What does it mean to you to be both “the rescued” and “the rescuers” in Jesus’ kingdom? How does one lead to the other? How has this relationship of receiving and giving changed your outlook on faith, as well as your interaction with others?
3. “The kingdom work is rooted in worship.” This becomes “the most politically charged act we can ever perform.” In other words, Jesus is Lord and nobody else. Uff da…that’s going to make the big shots mad! “Worship orients our whole being, our imagination, our will, our hopes, and our fears away from the world where (violence, money, and sex) make absolute demands and punish anyone who resists. It orients us instead to a world in which love is stronger than death, the poor are promised the kingdom, and chastity reflects the holiness and faithfulness of God himself.”
How has this reality – this life-changing act of worship – shaped your outlook on life & your participation in this kingdom work?
4. Wright goes on to point out the obvious: that human beings mess up…a lot. When Christian leaders mess up, it becomes even messier, since the world seems eager to hoist up the shortcomings of all involved. Wright counters this by noting that the vast majority of Christians, while sinful, are seeking to be faithful. Second, he urges us to remember that “the way Jesus worked then and now is through forgiveness and restoration.” And third, “The way in which Jesus exercises his sovereign lordship in the present time includes his strange, often secret, sovereignty over the nations and their rulers.”

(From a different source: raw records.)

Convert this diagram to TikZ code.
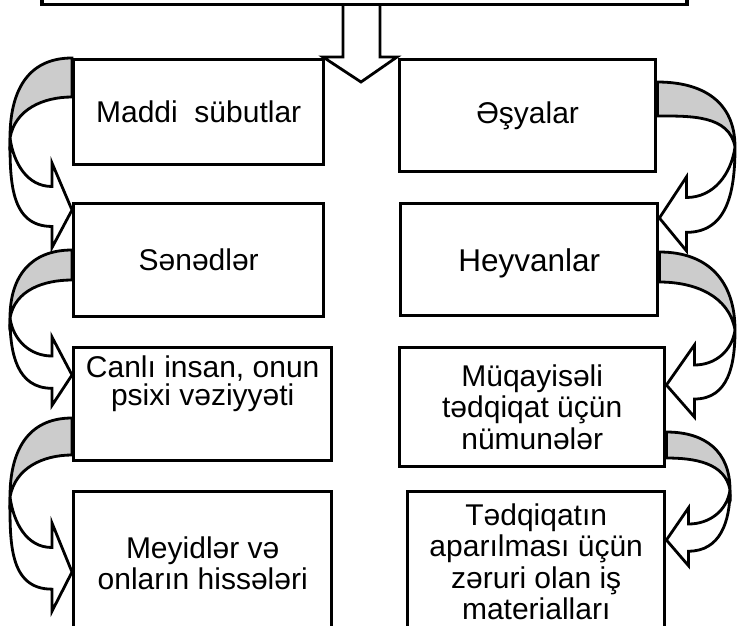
\documentclass[tikz,border=0pt]{standalone}
\usepackage{fontspec}
\setmainfont{Liberation Sans}
\usetikzlibrary{calc}

\definecolor{bandgray}{RGB}{204,204,204}

\tikzset{
  box/.style={draw, line width=3.4pt, fill=white, anchor=north west, align=center, inner sep=0pt},
  band/.style={draw, line width=2.8pt, line join=miter},
}

%% curved block arrow: side (-1 left, 1 right), band start on box (outer, inner),
%% turning point, tip, head size, head length
\newcommand{\bendarrow}[7]{%
  \coordinate (tip) at #5;
  \draw[band, fill=bandgray] #2 to[out=90-90*(#1), in=90, looseness=1.15] #4
    to[out=90+10*(#1), in=90-90*(#1)] #3 -- cycle;
  \draw[band, fill=white] #4 to[out=270-8*(#1), in=90-90*(#1)] ($(tip)+({#7*(#1)},{0.5*#6})$)
    -- ($(tip)+({#7*(#1)},{#6})$) -- (tip) -- ($(tip)+({#7*(#1)},{-0.8*#6})$)
    -- ($(tip)+({#7*(#1)},{-0.35*#6})$) to[out=90-90*(#1), in=270, looseness=1.1] #4 -- cycle;
}

\begin{document}
\begin{tikzpicture}[x=1pt, y=1pt, font=\fontsize{30}{31.5}\selectfont]
  \useasboundingbox (0,0) rectangle (738,-625);
  \clip (0,0) rectangle (738,-625);

  \node[box, anchor=south, minimum width=645pt, minimum height=80pt] (top) at (364.5,-6) {};

  %% left column
  \node[box, minimum width=250pt, minimum height=105pt] (sub) at (72,-58) {Maddi~ sübutlar};
  \node[box, minimum width=250pt, minimum height=113pt] (sen) at (72,-202) {Sənədlər};
  \node[box, minimum width=258pt, minimum height=113pt, text depth=48pt,
        font=\fontsize{30}{28}\selectfont] (can) at (72,-346) {Canlı insan, onun\\psixi vəziyyəti};
  \node[box, minimum width=258pt, minimum height=143pt] (mey) at (72,-490) {Meyidlər və\\onların hissələri};

  %% right column
  \node[box, minimum width=256pt, minimum height=112pt] (esy) at (398,-58) {Əşyalar};
  \node[box, minimum width=257pt, minimum height=112pt, text depth=0pt,
        font=\fontsize{31.5}{33}\selectfont] (hey) at (399,-202) {Heyvanlar};
  \node[box, minimum width=265pt, minimum height=119pt] (muq) at (398,-346) {Müqayisəli\\tədqiqat üçün\\nümunələr};
  \node[box, minimum width=257pt, minimum height=140pt] (ted) at (406,-490) {Tədqiqatın\\aparılması üçün\\zəruri olan iş\\materialları};

  %% arrow down from the top box
  \draw[band] (top.south -| 343,0) -- (343,-57) -- (323,-57) -- (361,-82)
    -- (397,-57) -- (380,-57) -- (top.south -| 380,0);

  %% curved arrows
  \bendarrow{-1}{(sub.north west)}{(sub.west |- 0,-97)}{(10,-138)}{(sen.west |- 0,-210)}{47}{20}
  \bendarrow{-1}{(sen.west |- 0,-250)}{(sen.west |- 0,-280)}{(10,-318)}{(can.west |- 0,-375)}{38}{20}
  \bendarrow{-1}{(can.west |- 0,-418)}{(can.west |- 0,-455)}{(10,-497)}{(mey.west |- 0,-572)}{49}{20}
  \bendarrow{1}{(esy.east |- 0,-82)}{(esy.east |- 0,-116)}{(735,-147)}{(hey.east |- 0,-218)}{41}{27}
  \bendarrow{1}{(hey.east |- 0,-252)}{(hey.east |- 0,-282)}{(735,-330)}{(muq.east |- 0,-385)}{40}{28}
  \bendarrow{1}{(muq.east |- 0,-432)}{(muq.east |- 0,-458)}{(730,-490)}{(ted.east |- 0,-540)}{32}{22}
\end{tikzpicture}
\end{document}
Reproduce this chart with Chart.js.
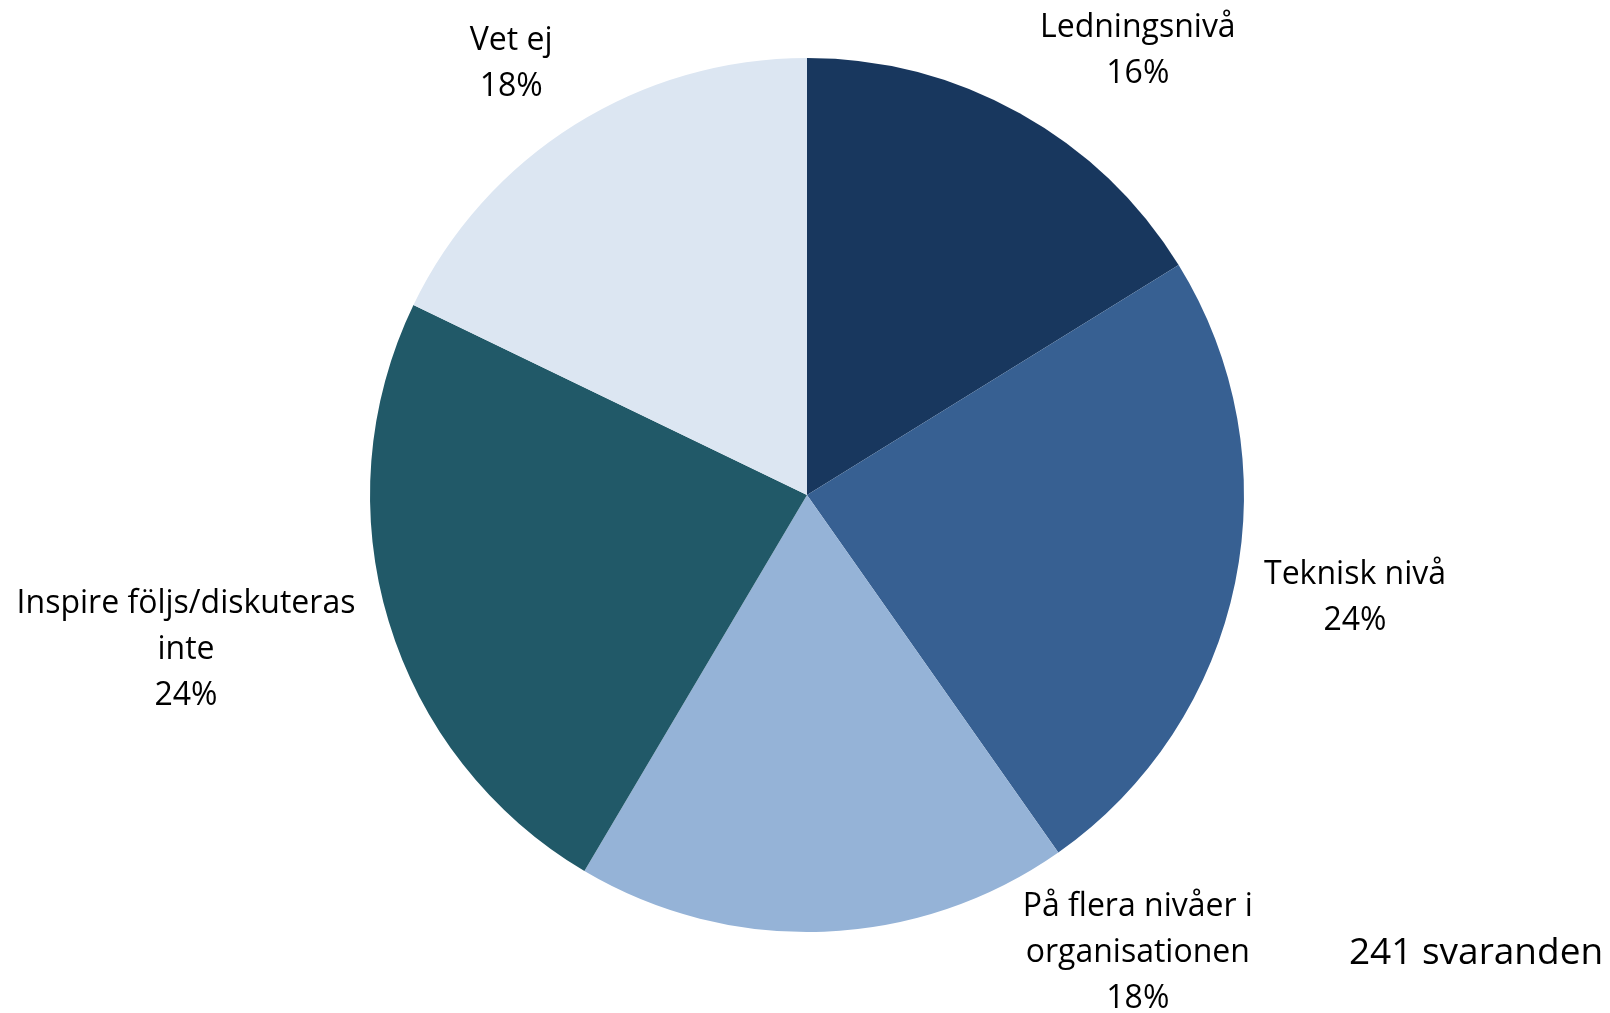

“What does this mean? How does the kingship of Jesus, at work in the wider world, relate to the specific vocation of the church to be Jesus’ agents in implementing his sovereign rule?”
5. Wright sums up this chapter and the entire book: “We live in the period of Jesus’ sovereign rule over the world…a reign that has not yet been completed, since, as Paul says in 1 Corinthians 15:20-28, he must reign until ‘he has put all his enemies under his feet,’ including death itself.” “This present age is indeed the age of the reign of Jesus the Messiah”…and will be complete upon his return at the second coming.
“What the church does, in the power of the Spirit, is rooted in the achievement of Jesus and looks ahead to the final completion of his work. This is how Jesus is running the world in the present. Jesus has all kinds of projects up his sleeve and is simply waiting for faithful people to say their prayers, to read the signs of the times, and to get busy.”
Our common ELCA mission statement is very simple: God’s work, our hands. We are invited to join Jesus in his kingdom work, here and now. “This is, quite simply,” Wright concludes, “what it looks like when Jesus is enthroned.”
How does this free us and invite us for service in Jesus’ name?